> _Material supplied_:
* * * * * * *

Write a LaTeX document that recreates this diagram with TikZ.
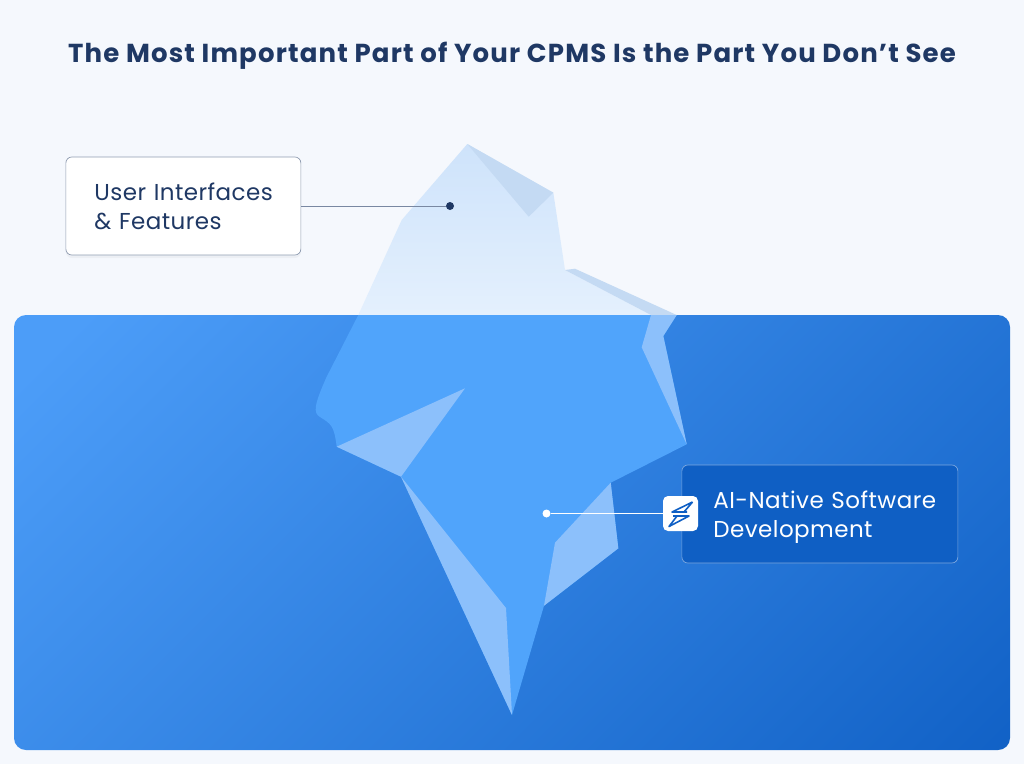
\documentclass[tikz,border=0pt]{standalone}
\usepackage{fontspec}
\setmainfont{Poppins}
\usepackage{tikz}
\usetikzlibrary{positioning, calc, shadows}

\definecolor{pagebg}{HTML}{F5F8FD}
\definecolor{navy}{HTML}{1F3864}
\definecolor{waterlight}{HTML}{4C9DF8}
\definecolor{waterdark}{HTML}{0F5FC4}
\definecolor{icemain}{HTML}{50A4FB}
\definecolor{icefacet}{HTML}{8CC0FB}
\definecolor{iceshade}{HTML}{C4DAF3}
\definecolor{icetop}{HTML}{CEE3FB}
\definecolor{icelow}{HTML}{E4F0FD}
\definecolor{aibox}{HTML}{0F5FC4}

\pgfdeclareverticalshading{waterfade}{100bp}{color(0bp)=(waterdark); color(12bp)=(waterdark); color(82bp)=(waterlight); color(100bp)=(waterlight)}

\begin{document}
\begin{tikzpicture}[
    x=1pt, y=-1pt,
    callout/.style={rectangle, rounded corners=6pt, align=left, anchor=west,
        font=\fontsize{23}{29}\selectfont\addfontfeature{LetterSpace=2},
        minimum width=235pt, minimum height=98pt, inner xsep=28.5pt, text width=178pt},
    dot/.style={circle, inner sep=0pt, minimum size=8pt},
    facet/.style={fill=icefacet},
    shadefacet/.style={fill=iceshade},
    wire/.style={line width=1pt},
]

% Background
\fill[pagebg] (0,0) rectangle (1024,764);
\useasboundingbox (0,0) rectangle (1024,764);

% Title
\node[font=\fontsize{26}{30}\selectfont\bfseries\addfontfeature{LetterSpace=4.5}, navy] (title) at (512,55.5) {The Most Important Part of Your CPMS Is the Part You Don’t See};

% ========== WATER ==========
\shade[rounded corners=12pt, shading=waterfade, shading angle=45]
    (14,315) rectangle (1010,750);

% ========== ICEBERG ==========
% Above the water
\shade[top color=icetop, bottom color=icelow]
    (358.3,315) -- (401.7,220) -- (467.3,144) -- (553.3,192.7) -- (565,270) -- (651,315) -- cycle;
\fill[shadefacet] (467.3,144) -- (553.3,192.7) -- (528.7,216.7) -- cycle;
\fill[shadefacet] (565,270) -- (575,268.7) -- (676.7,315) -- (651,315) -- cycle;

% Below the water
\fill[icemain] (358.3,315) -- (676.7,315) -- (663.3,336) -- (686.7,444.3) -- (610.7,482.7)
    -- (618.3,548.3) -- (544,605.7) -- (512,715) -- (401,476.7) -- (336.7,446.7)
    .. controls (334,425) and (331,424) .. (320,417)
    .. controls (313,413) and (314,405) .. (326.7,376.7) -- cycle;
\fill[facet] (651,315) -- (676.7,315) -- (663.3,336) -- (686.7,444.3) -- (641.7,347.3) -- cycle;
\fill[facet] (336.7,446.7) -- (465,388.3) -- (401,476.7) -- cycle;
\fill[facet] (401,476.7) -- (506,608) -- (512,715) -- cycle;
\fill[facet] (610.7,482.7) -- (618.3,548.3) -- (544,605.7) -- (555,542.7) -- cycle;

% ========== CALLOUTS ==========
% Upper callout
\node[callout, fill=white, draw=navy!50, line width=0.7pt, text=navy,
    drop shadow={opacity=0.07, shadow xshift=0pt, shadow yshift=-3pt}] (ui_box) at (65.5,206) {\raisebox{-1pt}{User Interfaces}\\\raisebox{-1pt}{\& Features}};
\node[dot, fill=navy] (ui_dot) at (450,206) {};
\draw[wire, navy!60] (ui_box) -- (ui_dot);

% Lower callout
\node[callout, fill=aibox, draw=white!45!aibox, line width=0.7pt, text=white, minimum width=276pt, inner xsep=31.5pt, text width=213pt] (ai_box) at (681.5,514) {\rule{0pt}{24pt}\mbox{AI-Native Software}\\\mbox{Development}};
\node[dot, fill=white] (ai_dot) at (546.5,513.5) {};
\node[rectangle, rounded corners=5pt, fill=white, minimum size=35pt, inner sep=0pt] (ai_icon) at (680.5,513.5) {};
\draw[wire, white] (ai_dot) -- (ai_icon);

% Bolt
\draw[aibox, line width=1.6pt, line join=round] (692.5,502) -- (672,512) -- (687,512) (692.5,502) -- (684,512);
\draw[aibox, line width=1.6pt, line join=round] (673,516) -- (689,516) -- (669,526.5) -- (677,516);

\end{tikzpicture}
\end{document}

* * * * * * *

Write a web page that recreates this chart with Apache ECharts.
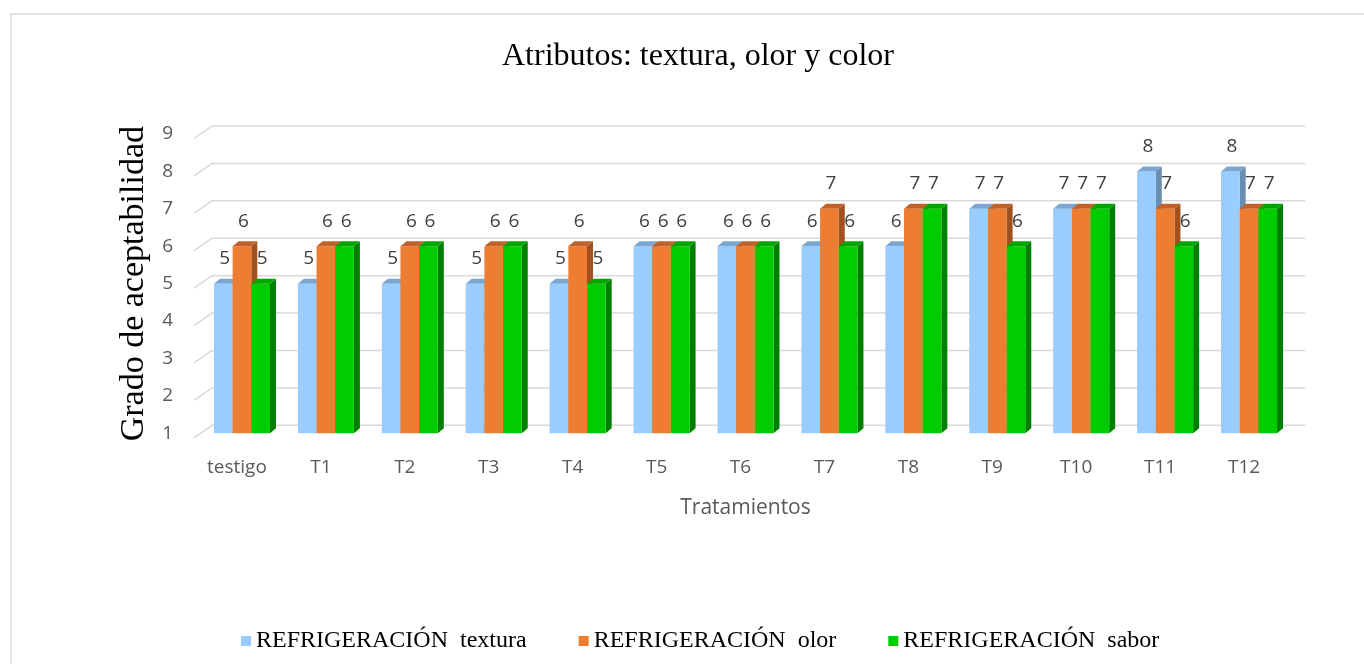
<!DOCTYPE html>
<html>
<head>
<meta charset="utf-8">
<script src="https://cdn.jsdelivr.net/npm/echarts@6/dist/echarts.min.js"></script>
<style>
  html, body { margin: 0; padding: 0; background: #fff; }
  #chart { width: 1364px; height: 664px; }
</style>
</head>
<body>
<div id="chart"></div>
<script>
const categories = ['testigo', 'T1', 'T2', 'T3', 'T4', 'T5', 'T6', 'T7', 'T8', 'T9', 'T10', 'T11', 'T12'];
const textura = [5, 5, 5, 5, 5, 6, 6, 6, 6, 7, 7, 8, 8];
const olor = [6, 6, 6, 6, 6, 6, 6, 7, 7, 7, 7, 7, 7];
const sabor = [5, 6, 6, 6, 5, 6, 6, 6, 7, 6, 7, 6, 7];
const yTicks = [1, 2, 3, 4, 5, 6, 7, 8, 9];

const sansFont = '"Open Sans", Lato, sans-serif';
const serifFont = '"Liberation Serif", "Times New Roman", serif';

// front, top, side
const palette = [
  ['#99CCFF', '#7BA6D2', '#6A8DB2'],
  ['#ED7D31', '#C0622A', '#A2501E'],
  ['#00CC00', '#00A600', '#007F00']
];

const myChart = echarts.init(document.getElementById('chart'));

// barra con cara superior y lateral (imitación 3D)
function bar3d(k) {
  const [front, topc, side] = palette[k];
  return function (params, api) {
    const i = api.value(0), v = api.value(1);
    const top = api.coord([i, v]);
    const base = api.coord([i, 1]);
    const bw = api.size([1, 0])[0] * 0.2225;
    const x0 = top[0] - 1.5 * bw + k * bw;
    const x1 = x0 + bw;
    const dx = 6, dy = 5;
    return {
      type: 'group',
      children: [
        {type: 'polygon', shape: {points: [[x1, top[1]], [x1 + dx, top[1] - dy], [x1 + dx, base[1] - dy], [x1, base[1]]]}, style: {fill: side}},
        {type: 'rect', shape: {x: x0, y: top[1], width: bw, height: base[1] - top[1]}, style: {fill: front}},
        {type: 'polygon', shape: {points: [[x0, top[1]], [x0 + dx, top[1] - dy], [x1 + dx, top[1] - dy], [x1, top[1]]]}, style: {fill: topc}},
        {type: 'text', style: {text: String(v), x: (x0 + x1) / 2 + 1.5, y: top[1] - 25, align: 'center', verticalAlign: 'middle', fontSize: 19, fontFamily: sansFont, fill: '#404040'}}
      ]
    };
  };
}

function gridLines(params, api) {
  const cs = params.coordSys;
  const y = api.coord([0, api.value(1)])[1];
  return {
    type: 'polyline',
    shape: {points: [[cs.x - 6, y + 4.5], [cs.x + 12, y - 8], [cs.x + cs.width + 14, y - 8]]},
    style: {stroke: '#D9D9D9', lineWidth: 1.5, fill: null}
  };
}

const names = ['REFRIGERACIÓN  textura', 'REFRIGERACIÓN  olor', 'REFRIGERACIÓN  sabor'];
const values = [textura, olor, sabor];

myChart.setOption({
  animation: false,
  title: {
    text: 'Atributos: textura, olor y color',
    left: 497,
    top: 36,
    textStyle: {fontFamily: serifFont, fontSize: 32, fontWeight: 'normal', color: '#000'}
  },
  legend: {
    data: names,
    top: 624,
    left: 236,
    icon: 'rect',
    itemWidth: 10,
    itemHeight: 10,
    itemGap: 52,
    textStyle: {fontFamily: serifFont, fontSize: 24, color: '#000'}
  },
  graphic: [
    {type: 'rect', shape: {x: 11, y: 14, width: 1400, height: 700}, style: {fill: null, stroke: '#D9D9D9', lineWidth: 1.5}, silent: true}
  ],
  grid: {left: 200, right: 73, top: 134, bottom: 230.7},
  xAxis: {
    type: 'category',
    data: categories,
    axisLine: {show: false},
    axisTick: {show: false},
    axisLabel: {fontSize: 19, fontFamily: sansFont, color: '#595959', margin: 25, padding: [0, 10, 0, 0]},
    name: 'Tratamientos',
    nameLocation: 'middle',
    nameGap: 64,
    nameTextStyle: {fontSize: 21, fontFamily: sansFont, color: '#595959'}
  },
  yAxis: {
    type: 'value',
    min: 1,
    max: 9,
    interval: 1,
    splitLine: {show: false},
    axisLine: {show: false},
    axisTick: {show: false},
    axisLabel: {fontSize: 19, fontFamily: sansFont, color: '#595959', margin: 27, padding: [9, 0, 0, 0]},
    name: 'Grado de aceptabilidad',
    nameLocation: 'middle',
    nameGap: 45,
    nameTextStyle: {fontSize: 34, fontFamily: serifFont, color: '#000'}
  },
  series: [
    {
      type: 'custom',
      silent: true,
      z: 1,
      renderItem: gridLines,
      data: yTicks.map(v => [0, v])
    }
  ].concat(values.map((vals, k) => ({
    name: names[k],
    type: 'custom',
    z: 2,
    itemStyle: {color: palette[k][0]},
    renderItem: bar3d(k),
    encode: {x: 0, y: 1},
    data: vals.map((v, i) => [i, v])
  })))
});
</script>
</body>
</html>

* * * * * * *

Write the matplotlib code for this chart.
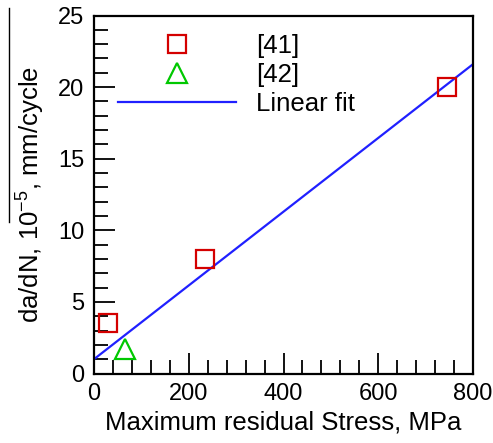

* * * * * * *

> _Aim of the exercise_: Return exactly the lines from the one with "Write a web" to the one with "const myChart = echarts.init(document.getElementById('chart'));", inclusive, and nothing else; skip the pictures.

> _Solution to the problem_:
Write a web page that recreates this chart with Apache ECharts.
<!DOCTYPE html>
<html>
<head>
<meta charset="utf-8">
<script src="https://cdn.jsdelivr.net/npm/echarts@6/dist/echarts.min.js"></script>
<style>
  html, body { margin: 0; padding: 0; background: #fff; }
  #chart { width: 1364px; height: 664px; }
</style>
</head>
<body>
<div id="chart"></div>
<script>
const categories = ['testigo', 'T1', 'T2', 'T3', 'T4', 'T5', 'T6', 'T7', 'T8', 'T9', 'T10', 'T11', 'T12'];
const textura = [5, 5, 5, 5, 5, 6, 6, 6, 6, 7, 7, 8, 8];
const olor = [6, 6, 6, 6, 6, 6, 6, 7, 7, 7, 7, 7, 7];
const sabor = [5, 6, 6, 6, 5, 6, 6, 6, 7, 6, 7, 6, 7];
const yTicks = [1, 2, 3, 4, 5, 6, 7, 8, 9];

const sansFont = '"Open Sans", Lato, sans-serif';
const serifFont = '"Liberation Serif", "Times New Roman", serif';

// front, top, side
const palette = [
  ['#99CCFF', '#7BA6D2', '#6A8DB2'],
  ['#ED7D31', '#C0622A', '#A2501E'],
  ['#00CC00', '#00A600', '#007F00']
];

const myChart = echarts.init(document.getElementById('chart'));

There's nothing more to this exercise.